## begin
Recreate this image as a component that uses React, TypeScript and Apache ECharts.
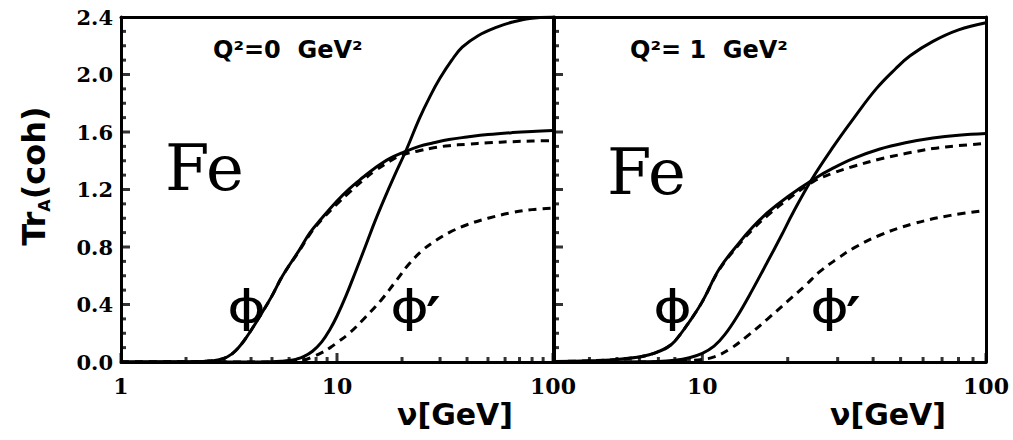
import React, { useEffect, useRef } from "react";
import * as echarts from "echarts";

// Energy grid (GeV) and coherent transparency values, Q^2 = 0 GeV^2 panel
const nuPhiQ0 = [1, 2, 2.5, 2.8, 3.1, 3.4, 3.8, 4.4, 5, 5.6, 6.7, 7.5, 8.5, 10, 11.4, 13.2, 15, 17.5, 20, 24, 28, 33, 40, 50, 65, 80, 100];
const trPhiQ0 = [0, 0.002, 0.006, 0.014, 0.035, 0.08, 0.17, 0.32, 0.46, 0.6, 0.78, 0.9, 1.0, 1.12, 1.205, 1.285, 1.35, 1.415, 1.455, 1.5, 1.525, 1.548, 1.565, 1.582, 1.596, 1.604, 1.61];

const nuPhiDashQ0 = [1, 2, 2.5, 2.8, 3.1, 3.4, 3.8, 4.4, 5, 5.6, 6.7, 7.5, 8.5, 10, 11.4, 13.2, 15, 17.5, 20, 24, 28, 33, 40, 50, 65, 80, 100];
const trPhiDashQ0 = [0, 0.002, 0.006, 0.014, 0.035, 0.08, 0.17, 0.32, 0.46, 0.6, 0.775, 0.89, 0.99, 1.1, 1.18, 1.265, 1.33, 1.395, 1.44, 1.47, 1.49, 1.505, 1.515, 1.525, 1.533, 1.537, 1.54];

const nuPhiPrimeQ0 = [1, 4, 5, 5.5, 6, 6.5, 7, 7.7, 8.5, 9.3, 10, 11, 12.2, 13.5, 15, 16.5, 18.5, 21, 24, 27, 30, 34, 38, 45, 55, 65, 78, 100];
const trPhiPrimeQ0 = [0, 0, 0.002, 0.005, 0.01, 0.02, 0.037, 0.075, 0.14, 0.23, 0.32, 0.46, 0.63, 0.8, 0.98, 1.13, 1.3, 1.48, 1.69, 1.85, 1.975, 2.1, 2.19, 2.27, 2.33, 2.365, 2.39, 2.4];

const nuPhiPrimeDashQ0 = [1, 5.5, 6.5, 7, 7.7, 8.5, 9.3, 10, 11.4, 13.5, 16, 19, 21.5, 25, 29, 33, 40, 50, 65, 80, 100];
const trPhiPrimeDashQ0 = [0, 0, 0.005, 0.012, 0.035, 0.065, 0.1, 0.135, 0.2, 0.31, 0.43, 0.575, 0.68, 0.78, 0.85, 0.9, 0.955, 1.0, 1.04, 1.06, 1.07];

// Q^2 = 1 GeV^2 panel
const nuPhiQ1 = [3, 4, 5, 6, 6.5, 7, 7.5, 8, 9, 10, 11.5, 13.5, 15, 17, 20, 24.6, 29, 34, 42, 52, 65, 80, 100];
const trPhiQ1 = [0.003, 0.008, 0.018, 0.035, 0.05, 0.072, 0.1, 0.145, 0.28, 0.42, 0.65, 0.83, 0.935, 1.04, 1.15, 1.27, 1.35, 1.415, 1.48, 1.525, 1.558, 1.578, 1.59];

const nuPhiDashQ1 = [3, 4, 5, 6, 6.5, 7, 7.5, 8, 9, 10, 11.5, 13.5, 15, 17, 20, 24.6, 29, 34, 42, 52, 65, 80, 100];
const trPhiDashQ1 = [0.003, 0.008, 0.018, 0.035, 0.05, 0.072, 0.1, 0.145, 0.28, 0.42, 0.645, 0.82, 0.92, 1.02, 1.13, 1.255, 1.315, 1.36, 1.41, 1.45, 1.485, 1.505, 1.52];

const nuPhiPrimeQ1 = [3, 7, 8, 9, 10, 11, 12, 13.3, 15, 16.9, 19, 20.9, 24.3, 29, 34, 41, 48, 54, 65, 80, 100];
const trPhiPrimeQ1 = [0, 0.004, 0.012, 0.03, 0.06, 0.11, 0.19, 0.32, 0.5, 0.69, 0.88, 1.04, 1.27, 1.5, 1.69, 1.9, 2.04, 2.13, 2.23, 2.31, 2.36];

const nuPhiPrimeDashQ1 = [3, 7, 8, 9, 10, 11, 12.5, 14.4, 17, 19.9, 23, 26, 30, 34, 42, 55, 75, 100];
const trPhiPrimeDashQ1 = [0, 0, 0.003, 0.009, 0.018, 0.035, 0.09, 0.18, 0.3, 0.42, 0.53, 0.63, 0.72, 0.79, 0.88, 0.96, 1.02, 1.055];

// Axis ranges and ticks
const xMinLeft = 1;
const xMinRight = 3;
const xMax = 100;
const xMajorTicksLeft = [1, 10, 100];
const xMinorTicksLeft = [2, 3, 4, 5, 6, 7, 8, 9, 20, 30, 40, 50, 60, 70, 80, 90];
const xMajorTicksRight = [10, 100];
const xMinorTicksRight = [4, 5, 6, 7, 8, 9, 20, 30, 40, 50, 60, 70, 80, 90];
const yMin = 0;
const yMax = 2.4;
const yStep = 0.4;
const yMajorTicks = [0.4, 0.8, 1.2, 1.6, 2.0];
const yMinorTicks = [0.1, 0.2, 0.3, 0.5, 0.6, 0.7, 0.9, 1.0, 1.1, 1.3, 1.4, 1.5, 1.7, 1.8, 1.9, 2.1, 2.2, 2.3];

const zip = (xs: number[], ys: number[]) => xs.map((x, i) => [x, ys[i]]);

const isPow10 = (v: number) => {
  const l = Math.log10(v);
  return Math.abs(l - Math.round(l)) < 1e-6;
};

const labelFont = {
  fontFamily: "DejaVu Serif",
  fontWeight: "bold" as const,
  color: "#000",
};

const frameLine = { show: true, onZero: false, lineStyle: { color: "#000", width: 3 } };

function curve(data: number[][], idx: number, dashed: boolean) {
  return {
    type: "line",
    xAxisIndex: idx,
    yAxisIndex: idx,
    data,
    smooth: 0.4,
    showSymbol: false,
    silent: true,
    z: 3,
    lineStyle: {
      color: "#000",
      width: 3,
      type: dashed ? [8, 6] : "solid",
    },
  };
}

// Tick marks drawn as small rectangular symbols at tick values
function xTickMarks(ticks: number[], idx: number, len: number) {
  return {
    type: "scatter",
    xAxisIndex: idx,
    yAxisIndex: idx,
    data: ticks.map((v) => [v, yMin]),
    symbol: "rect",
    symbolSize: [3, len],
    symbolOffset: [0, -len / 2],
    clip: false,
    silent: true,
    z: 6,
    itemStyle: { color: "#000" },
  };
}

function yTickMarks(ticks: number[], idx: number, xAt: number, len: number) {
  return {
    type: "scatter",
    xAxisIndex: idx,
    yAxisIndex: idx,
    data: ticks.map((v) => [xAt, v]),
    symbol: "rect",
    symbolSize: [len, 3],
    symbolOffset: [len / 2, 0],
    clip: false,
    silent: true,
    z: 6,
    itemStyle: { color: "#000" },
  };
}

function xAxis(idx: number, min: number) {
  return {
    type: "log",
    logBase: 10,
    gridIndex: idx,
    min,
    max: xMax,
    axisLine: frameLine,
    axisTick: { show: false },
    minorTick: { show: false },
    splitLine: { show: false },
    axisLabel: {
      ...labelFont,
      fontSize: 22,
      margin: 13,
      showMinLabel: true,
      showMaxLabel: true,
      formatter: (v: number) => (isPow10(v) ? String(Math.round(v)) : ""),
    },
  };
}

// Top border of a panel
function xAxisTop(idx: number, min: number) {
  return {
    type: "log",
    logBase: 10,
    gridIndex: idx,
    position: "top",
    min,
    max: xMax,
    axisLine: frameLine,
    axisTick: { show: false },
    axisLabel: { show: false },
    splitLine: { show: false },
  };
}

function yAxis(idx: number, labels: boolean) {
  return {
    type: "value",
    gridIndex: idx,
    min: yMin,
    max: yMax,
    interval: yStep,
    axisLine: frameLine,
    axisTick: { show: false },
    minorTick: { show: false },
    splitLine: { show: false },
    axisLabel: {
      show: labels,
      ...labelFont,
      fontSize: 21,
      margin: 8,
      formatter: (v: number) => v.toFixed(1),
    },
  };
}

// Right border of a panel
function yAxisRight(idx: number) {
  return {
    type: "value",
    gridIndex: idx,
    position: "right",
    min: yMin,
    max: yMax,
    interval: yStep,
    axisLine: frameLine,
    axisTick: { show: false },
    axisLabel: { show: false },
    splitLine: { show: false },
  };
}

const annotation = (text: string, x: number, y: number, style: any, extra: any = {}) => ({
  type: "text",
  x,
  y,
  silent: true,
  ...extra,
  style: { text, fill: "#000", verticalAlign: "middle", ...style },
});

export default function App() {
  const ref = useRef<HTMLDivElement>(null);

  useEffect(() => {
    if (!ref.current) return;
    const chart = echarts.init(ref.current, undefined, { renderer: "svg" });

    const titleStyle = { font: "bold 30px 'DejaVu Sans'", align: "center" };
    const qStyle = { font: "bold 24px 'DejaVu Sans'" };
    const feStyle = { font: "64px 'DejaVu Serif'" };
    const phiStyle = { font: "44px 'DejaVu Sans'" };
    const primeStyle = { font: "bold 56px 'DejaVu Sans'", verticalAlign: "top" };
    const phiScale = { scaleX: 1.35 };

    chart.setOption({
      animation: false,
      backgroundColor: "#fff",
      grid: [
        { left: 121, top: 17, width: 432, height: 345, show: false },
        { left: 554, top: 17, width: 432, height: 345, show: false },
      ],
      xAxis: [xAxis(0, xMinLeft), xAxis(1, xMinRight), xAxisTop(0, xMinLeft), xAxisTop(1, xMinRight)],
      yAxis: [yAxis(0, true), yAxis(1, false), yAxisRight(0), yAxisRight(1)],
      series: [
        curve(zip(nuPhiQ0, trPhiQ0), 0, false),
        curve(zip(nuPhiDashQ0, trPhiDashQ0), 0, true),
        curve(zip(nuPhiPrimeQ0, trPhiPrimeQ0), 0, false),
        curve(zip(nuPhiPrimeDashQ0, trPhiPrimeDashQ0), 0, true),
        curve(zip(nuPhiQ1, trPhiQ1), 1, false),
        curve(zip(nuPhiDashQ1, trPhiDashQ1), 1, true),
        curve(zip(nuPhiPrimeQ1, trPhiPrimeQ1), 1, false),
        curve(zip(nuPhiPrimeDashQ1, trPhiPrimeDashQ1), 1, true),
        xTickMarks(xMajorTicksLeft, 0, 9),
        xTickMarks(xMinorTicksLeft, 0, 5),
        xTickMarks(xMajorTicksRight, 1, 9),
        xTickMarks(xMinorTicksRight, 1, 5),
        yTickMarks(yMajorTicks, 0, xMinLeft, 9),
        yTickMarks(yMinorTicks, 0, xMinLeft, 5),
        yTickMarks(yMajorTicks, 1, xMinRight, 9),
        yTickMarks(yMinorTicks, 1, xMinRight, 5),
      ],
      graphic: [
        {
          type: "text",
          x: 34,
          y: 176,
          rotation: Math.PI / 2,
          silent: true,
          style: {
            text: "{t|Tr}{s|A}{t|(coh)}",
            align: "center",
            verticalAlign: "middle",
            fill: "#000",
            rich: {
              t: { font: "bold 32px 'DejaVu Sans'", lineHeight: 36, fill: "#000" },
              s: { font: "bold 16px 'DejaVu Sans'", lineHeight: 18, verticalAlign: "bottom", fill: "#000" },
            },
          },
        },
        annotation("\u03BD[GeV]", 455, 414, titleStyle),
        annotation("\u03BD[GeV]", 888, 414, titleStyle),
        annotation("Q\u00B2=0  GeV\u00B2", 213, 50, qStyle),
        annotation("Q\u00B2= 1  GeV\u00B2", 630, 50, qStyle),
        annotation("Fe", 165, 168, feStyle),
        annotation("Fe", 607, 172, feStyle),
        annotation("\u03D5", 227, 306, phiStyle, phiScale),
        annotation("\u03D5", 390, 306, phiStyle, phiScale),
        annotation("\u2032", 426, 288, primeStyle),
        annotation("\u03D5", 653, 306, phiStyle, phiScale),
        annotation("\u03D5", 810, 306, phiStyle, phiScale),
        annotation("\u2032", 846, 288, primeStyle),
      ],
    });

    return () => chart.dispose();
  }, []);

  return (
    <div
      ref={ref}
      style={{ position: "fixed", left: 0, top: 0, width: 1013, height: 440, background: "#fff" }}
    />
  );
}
## end
What the exercise asks:
Copy nothing but the lines from the top of the data down to the line containing "import * as", and leave the pictures out.

Response:
Recreate this image as a component that uses React, TypeScript and Apache ECharts.
import React, { useEffect, useRef } from "react";
import * as echarts from "echarts";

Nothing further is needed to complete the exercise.